** Start PROVIDED DATA **

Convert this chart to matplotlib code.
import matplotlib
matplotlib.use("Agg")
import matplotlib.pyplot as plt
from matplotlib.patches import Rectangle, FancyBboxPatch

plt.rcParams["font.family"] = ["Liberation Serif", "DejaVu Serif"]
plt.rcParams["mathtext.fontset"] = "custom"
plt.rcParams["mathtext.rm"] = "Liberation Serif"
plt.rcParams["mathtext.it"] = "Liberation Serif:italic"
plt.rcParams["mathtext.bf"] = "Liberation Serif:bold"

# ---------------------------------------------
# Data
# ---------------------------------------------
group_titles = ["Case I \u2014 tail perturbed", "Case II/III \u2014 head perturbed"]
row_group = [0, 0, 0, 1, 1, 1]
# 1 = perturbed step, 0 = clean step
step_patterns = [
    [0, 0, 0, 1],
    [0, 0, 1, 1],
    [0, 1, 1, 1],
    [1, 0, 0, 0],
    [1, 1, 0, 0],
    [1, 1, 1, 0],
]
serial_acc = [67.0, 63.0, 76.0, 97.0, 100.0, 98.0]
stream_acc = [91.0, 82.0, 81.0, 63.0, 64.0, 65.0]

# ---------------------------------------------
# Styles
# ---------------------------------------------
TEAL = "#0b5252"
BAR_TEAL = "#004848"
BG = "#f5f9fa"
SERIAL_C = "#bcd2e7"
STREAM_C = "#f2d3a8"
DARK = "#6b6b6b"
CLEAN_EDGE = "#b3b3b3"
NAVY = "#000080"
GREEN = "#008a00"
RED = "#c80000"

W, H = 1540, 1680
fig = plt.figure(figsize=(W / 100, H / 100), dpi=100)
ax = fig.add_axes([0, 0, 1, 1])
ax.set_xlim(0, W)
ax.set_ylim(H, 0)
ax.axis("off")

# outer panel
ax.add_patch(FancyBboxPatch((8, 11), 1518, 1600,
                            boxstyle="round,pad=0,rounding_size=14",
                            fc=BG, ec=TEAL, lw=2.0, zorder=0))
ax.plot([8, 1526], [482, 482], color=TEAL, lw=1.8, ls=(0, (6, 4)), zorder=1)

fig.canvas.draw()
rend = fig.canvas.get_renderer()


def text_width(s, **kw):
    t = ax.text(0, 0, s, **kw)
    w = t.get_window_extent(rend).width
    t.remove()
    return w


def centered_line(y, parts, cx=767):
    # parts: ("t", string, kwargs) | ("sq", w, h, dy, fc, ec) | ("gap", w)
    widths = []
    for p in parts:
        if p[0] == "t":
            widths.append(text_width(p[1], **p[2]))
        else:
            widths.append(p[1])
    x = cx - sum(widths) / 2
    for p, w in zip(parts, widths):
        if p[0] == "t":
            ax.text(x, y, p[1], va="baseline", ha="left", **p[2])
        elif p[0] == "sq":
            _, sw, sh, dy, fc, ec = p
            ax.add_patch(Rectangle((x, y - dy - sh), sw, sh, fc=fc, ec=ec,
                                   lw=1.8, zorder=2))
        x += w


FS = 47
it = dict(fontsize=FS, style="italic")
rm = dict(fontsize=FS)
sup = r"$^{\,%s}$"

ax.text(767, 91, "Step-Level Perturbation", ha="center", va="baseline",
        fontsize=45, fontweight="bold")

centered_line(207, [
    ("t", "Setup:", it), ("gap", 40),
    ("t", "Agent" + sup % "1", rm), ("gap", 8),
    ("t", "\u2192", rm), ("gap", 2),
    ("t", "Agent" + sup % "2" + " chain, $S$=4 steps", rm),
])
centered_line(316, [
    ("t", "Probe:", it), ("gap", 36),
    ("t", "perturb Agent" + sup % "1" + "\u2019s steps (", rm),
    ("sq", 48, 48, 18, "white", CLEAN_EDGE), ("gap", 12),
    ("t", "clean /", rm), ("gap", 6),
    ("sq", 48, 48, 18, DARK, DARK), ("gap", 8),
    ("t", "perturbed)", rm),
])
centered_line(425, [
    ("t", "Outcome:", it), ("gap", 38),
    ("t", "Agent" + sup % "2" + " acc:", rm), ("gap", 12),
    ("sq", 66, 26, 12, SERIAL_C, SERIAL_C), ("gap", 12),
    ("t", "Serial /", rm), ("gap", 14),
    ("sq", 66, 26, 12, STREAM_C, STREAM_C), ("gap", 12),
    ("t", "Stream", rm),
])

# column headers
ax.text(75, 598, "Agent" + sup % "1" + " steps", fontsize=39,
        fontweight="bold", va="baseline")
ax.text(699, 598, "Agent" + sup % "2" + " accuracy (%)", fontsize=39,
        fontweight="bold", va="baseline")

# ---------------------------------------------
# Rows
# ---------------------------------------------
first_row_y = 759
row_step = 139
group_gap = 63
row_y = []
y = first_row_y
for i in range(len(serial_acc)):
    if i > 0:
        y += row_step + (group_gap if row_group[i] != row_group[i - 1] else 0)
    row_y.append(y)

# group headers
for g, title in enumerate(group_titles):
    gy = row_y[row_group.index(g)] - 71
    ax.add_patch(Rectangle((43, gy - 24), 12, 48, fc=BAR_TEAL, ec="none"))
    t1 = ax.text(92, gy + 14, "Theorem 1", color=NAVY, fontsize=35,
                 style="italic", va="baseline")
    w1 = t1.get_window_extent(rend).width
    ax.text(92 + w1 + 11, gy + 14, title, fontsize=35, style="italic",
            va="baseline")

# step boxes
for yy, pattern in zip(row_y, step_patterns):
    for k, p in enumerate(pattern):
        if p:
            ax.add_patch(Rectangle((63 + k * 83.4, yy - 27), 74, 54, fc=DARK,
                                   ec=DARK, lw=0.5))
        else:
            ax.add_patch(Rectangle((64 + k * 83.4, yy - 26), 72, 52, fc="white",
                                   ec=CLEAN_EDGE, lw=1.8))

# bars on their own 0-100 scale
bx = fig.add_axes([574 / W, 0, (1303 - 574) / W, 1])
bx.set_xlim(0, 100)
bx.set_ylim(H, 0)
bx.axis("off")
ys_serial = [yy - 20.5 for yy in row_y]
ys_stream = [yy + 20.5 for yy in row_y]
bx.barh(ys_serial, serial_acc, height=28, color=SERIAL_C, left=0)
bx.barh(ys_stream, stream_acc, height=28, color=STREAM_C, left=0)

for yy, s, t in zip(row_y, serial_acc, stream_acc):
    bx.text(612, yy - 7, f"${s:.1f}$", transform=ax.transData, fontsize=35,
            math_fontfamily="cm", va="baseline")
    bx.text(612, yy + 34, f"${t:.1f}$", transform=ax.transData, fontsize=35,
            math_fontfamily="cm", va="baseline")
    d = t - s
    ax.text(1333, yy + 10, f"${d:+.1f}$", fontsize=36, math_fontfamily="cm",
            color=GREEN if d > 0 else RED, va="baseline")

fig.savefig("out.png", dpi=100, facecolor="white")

** End PROVIDED DATA **
** Start PROVIDED DATA **

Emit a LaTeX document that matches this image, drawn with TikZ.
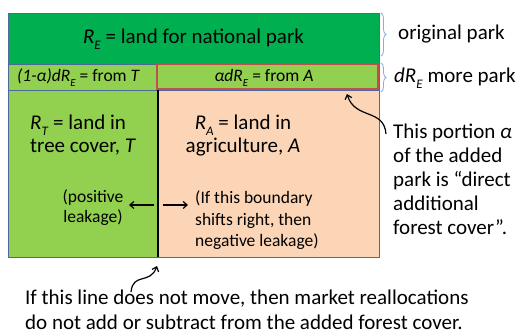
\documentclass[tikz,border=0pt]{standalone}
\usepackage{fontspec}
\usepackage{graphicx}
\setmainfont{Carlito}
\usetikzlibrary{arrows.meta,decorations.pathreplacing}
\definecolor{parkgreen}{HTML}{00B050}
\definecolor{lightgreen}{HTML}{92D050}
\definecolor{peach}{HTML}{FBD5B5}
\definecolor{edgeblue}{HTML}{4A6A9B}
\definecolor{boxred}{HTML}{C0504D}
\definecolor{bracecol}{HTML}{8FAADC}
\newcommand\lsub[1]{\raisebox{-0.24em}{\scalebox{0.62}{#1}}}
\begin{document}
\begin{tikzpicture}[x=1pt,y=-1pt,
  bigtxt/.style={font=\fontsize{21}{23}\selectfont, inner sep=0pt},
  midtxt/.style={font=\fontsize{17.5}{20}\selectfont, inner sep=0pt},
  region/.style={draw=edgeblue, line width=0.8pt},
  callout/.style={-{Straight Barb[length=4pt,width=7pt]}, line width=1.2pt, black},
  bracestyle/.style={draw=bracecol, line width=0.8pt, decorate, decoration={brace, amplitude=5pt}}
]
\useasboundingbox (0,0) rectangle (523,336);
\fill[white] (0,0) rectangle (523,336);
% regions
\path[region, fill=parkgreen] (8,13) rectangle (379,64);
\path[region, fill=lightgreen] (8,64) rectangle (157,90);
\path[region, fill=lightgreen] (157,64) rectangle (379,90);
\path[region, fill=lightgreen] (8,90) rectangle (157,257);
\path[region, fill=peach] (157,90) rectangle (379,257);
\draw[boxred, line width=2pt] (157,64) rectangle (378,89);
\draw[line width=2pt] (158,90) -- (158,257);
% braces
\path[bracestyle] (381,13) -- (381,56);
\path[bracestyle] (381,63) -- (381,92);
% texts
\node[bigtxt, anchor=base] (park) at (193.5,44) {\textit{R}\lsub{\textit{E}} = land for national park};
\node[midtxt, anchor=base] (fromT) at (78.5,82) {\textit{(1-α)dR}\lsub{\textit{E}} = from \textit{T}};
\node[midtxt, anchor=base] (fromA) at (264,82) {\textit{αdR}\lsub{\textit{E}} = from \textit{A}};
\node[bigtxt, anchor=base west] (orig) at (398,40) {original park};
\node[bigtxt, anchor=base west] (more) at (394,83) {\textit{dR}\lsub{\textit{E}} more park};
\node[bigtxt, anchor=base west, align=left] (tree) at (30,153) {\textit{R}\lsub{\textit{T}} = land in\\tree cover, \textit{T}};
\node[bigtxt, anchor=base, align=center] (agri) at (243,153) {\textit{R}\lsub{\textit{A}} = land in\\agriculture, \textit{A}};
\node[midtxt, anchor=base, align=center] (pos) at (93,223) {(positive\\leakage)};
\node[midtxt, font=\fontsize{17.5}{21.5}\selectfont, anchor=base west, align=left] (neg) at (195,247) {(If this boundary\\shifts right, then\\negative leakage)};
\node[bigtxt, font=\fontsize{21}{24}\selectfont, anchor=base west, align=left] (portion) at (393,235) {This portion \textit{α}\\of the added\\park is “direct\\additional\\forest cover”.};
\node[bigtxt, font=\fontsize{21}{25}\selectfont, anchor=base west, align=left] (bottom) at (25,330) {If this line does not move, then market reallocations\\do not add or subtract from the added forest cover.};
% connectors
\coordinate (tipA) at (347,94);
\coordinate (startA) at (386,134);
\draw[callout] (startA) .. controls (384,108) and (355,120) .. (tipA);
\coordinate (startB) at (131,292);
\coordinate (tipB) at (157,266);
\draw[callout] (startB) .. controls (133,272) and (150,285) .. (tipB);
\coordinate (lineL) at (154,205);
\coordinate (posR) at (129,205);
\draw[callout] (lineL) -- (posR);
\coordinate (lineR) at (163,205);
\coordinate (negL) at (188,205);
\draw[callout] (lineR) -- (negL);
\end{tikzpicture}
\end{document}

** End PROVIDED DATA **

EXERCISE PROMPT
Using the listing above, list every line in which the string "matplotlib" occurs.

RESULT
Convert this chart to matplotlib code.
import matplotlib
matplotlib.use("Agg")
import matplotlib.pyplot as plt
from matplotlib.patches import Rectangle, FancyBboxPatch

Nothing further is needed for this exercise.